--- Supplied material ---
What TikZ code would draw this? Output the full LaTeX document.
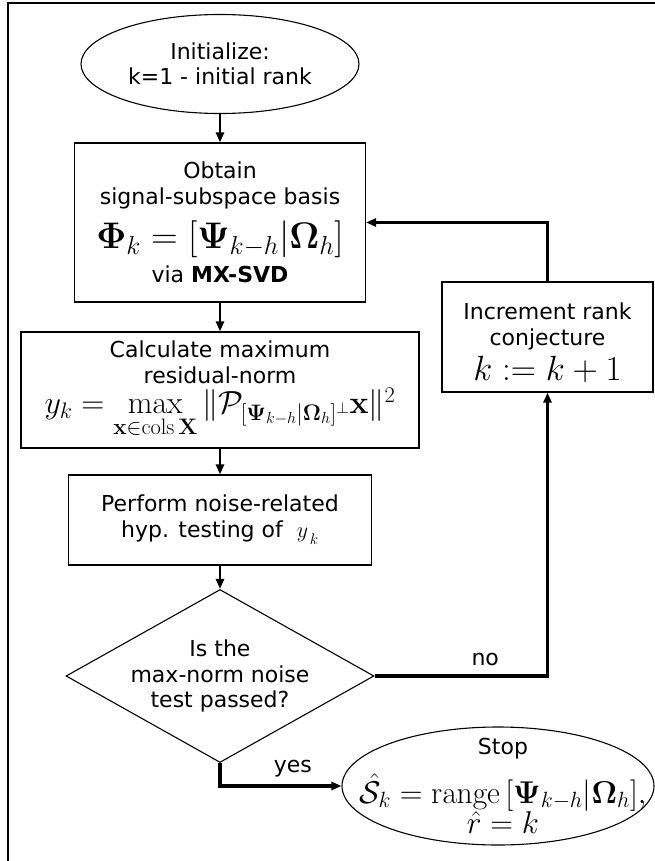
\RequirePackage{fix-cm}
\documentclass[tikz,border=0pt]{standalone}
\usepackage[no-math]{fontspec}
\setsansfont{DejaVu Sans}
\usepackage{amsmath}
\usepackage{amssymb}
\usetikzlibrary{shapes}
\usetikzlibrary{arrows.meta}

\begin{document}
\begin{tikzpicture}[
  x=1pt, y=-1pt,
  font=\sffamily\fontsize{22}{25.5}\selectfont,
  terminal/.style={draw, ellipse, inner sep=0pt, align=center, line width=1.1pt},
  process/.style={draw, rectangle, inner sep=0pt, align=center, line width=1.1pt},
  decision/.style={draw, diamond, aspect=1.78, inner sep=0pt, align=center, line width=1.1pt},
  arr/.style={line width=2.6pt, -{Triangle[length=10pt,width=8pt]}},
  loop/.style={arr, line width=3.4pt},
]
\useasboundingbox (0,0) rectangle (655,861);
\draw[line width=1.1pt] (8,861) |- (655,3);

\node (start) [terminal, minimum width=278, minimum height=99] at (220,64)
  {Initialize:\\ k=1 - initial rank};
\node (obtain) [process, minimum width=291, minimum height=159] at (220,222.5)
  {Obtain\\ signal-subspace basis\\[11pt]
   {\fontsize{37}{40}\selectfont $\boldsymbol{\Phi}_k=[\boldsymbol{\Psi}_{k-h}|\boldsymbol{\Omega}_h]$}\\[7pt]
   via \textbf{MX-SVD}};
\node (calc) [process, minimum width=398, minimum height=116] at (220,390)
  {Calculate maximum\\ residual-norm\\[3pt]
   {\fontsize{32}{36}\selectfont $y_k=\max\limits_{\mathbf{x}\in\mathrm{cols}\,\mathbf{X}}\|\mathcal{P}_{[\boldsymbol{\Psi}_{k-h}|\boldsymbol{\Omega}_h]^\perp}\mathbf{x}\|^2$}};
\node (perform) [process, minimum width=303, minimum height=90] at (220,520)
  {Perform noise-related\\ hyp. testing of ~$y_{\,\raisebox{-4pt}{$\scriptstyle k$}}$};
\node (test) [decision, minimum width=308, minimum height=173] at (220,676)
  {Is the\\ max-norm noise\\ test passed?};
\node (incr) [process, minimum width=211, minimum height=110,
  label={[align=center, yshift=-6pt]center:{Increment rank\\ conjecture\\[6pt]
   {\fontsize{35}{38}\selectfont $k:=k+1$}}}] at (547.5,337) {};
\node (stop) [terminal, minimum width=312, minimum height=118,
  label={[align=center, xshift=5pt]center:{Stop\\[13pt]
   {\fontsize{31.5}{34}\selectfont $\hat{\mathcal{S}}_k=\mathrm{range}\,[\boldsymbol{\Psi}_{k-h}|\boldsymbol{\Omega}_h],$}\\
   {\fontsize{31.5}{34}\selectfont $\hat{r}=k$}}}] at (498,786) {};

\draw[arr] (start.south) -- (obtain.north);
\draw[arr] (obtain.south) -- (calc.north);
\draw[arr] (calc.south) -- (perform.north);
\draw[arr] (perform.south) -- (test.north);
\draw[loop] (test.east) -| node[pos=0.32, above=5pt] {no} (incr.south);
\draw[loop] (incr.north) |- (obtain.east);
\draw[loop] (test.south) |- node[pos=0.8, above=4pt] {yes} (stop.west);
\end{tikzpicture}
\end{document}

--- Description of the task ---
Would you return the data exactly as written, without the pictures?

--- Correct result ---
What TikZ code would draw this? Output the full LaTeX document.
\RequirePackage{fix-cm}
\documentclass[tikz,border=0pt]{standalone}
\usepackage[no-math]{fontspec}
\setsansfont{DejaVu Sans}
\usepackage{amsmath}
\usepackage{amssymb}
\usetikzlibrary{shapes}
\usetikzlibrary{arrows.meta}

\begin{document}
\begin{tikzpicture}[
  x=1pt, y=-1pt,
  font=\sffamily\fontsize{22}{25.5}\selectfont,
  terminal/.style={draw, ellipse, inner sep=0pt, align=center, line width=1.1pt},
  process/.style={draw, rectangle, inner sep=0pt, align=center, line width=1.1pt},
  decision/.style={draw, diamond, aspect=1.78, inner sep=0pt, align=center, line width=1.1pt},
  arr/.style={line width=2.6pt, -{Triangle[length=10pt,width=8pt]}},
  loop/.style={arr, line width=3.4pt},
]
\useasboundingbox (0,0) rectangle (655,861);
\draw[line width=1.1pt] (8,861) |- (655,3);

\node (start) [terminal, minimum width=278, minimum height=99] at (220,64)
  {Initialize:\\ k=1 - initial rank};
\node (obtain) [process, minimum width=291, minimum height=159] at (220,222.5)
  {Obtain\\ signal-subspace basis\\[11pt]
   {\fontsize{37}{40}\selectfont $\boldsymbol{\Phi}_k=[\boldsymbol{\Psi}_{k-h}|\boldsymbol{\Omega}_h]$}\\[7pt]
   via \textbf{MX-SVD}};
\node (calc) [process, minimum width=398, minimum height=116] at (220,390)
  {Calculate maximum\\ residual-norm\\[3pt]
   {\fontsize{32}{36}\selectfont $y_k=\max\limits_{\mathbf{x}\in\mathrm{cols}\,\mathbf{X}}\|\mathcal{P}_{[\boldsymbol{\Psi}_{k-h}|\boldsymbol{\Omega}_h]^\perp}\mathbf{x}\|^2$}};
\node (perform) [process, minimum width=303, minimum height=90] at (220,520)
  {Perform noise-related\\ hyp. testing of ~$y_{\,\raisebox{-4pt}{$\scriptstyle k$}}$};
\node (test) [decision, minimum width=308, minimum height=173] at (220,676)
  {Is the\\ max-norm noise\\ test passed?};
\node (incr) [process, minimum width=211, minimum height=110,
  label={[align=center, yshift=-6pt]center:{Increment rank\\ conjecture\\[6pt]
   {\fontsize{35}{38}\selectfont $k:=k+1$}}}] at (547.5,337) {};
\node (stop) [terminal, minimum width=312, minimum height=118,
  label={[align=center, xshift=5pt]center:{Stop\\[13pt]
   {\fontsize{31.5}{34}\selectfont $\hat{\mathcal{S}}_k=\mathrm{range}\,[\boldsymbol{\Psi}_{k-h}|\boldsymbol{\Omega}_h],$}\\
   {\fontsize{31.5}{34}\selectfont $\hat{r}=k$}}}] at (498,786) {};

\draw[arr] (start.south) -- (obtain.north);
\draw[arr] (obtain.south) -- (calc.north);
\draw[arr] (calc.south) -- (perform.north);
\draw[arr] (perform.south) -- (test.north);
\draw[loop] (test.east) -| node[pos=0.32, above=5pt] {no} (incr.south);
\draw[loop] (incr.north) |- (obtain.east);
\draw[loop] (test.south) |- node[pos=0.8, above=4pt] {yes} (stop.west);
\end{tikzpicture}
\end{document}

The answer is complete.